As a particle physicist I have written a lot of code, fortran that is, because that was the language of my time. We used to put C in the first letter of a comments line. If any of the two scenaria you give were true, there should have been a comment about it, of the form:
; temporary fudge to test the bla bla.
or
; temporary fudge to test extraneous forcings
and for good measure
; to be removed from normal runs.
The reason is because a lot of graduate students get hold of codes, and it is not the job of the programmer to set riddles, but to have a clear path for the next person wading in and checking and using the code.
Since these caveats are not there, the simplest explanation is that the code was used or would be used as is for data processing, certainly by an unsuspecting graduate student.
I believe in KISS ( keep it simple stupid).

Jim
December 6, 2009 4:20 am

It seems (paranoia perhaps), that all the major search engines are trying to play the skeptics (sites, news etc..) down.. Has anybody else noticed?
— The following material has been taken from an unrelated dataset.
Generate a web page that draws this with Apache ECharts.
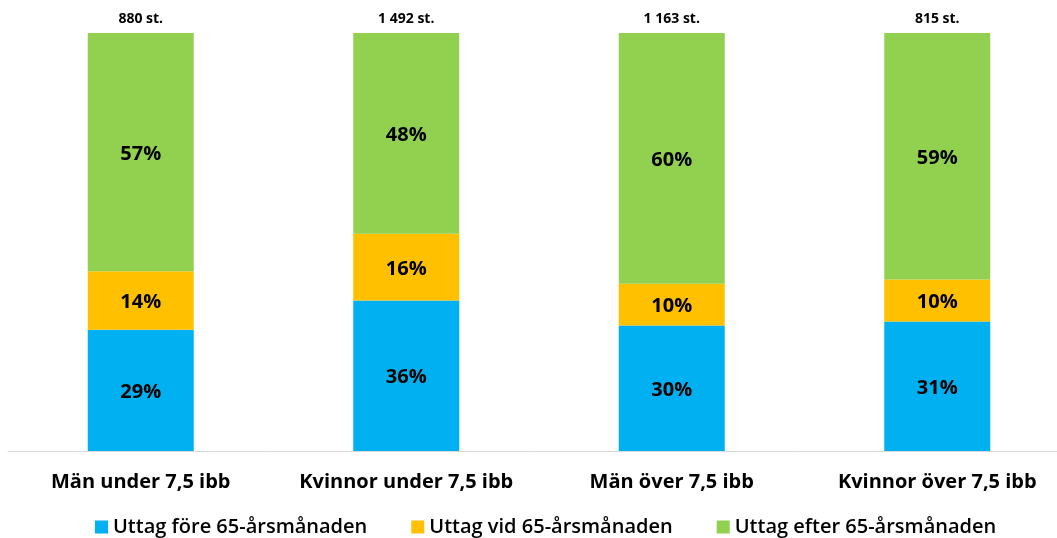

Delaying news stories, typing climategate etc..?

Peter
December 6, 2009 4:23 am

The BIG question is why the ‘fudge’ code was there in the first place.
The excuses I’ve heard are:
a) “to see what effect it would have”. But why would you need a computer program to tell you what effect multiplying a number by 2.5 would have?
b)”to facilitate calibration of the data”. Hang on there. If you don’t have reliable data for a period, you leave that period out of the calibration – you don’t substitute ‘made-up’ data.

December 6, 2009 4:24 am

Marc Sheppard explains THE TRICK
http://www.americanthinker.com/2009/12/understanding_climategates_hid.html
This is where the focus has to be, and thr FOIA violations.

December 6, 2009 4:26 am

Sheppard:
” the decline Jones so urgently sought to hide was not one of measured temperatures at all, but rather figures infinitely more important to climate alarmists – those determined by proxy reconstructions. “

Peter
December 6, 2009 4:29 am

IDL_chap:

To me, this looks like someone experimenting with the data, which doesn’t really mean anything.

It speaks volumes about the mindset of those involved.

December 6, 2009 4:32 am

Peter (04:23:00) :
The BIG question is why the ‘fudge’ code was there in the first place
Absolutely spot on. And the word itself ‘fudge’ speaks volumes all by itself.

December 6, 2009 4:34 am

Anna V: Does not
;****** APPLIES A VERY ARTIFICIAL CORRECTION FOR DECLINE*********
amount to much the same caveat? Certainly if I wanted to actually fudge something without anyone knowing, a 15-star comment wouldn’t be my first thought.